Garrison Keillor once said we'd all be better off if we all started the day by giving thanks for just one thing. I'll try.

Monday, January 16, 2017

Postcards from the MLK National Site


I know how it feels in my hand. I know how it opens and shuts, I know how to set it. I know how compactly it folds up. I'm not sure why, but years and years ago, when I was a boy, a clock just like this ended up somehow in my possession, even though I didn't buy it or use it myself. I just remember it very, very well. When I spotted it, I recognized myself in it, long ago.

This one belonged to Dr. Martin Luther King, and it was his possession that day in Memphis when he walked out on the balcony of the motel where he was staying and was shot dead by a white man named James Earl Ray, who, with that bullet, made some white folks very happy and millions of black folks weep.

For someone my age, stunning familiarity stares at you when you're at the Martin Luther King National Site. This little travel alarm could have been mine, but this one was there in his motel room that night, standing on a table beside a bed he never slept in.

There was no choir loft in the church where I grew up, and no baptistry, but otherwise Ebenezer Baptist, the church he attended as a boy and where he preached as a clergyman isn't unlike the church I remember, front-and-center an oak communion table with "This Do. . ." carved beckoningly into the top, three throne-like chairs standing guard behind a single pulpit in the middle of the stage up front. It's not unfamiliar, even when you sit in a pew and imagine his family filing in.



I didn't grow up in the middle of a major American city like Dr. King, so the streets where he lived and the house he called home don't look much like mine and ours. But that doesn't mean there isn't a species of familiarity here either, a middle-class African-American section of Atlanta. 



It's still a wonder to stand out front on the street here, where a dozen or more old houses are being restored, and to think that once upon a time that little King boy was here, a kid who, with his neighborhood buddies, used to play in the fire station across the street. 




Dr. King wasn't of my generation--he'd be 88 years old today.
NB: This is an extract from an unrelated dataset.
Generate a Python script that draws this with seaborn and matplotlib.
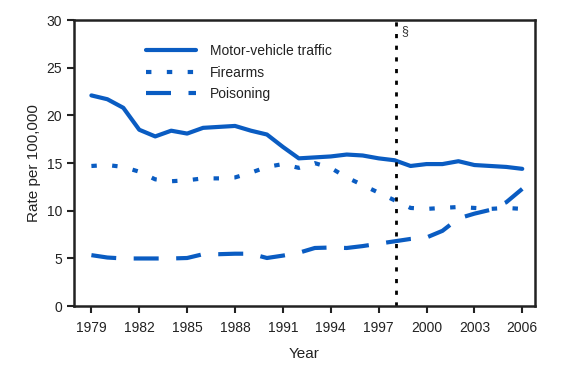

And there's much in the Martin Luther King National Site that's not familiar, images and remembrances I'd rather not own or even remember, photographs of that time that make me and anyone else, black or white, shudder--chilling photographs frighteningly familiar but somehow unimaginable.








Where am I in this picture? For someone whose memory holds at least some of the story told in Dr. King's boyhood neighborhood, that question is not easy to answer. Who are my people? What did those I loved at the time see when they looked at this image a half century ago? Where did they stand? Why? It's easy to know how MLK got into this picture, but how did it happen exactly that we didn't?

Perhaps the most searing images are not photographs but words to move hearts and minds and souls, words no less difficult today than they were in 1968.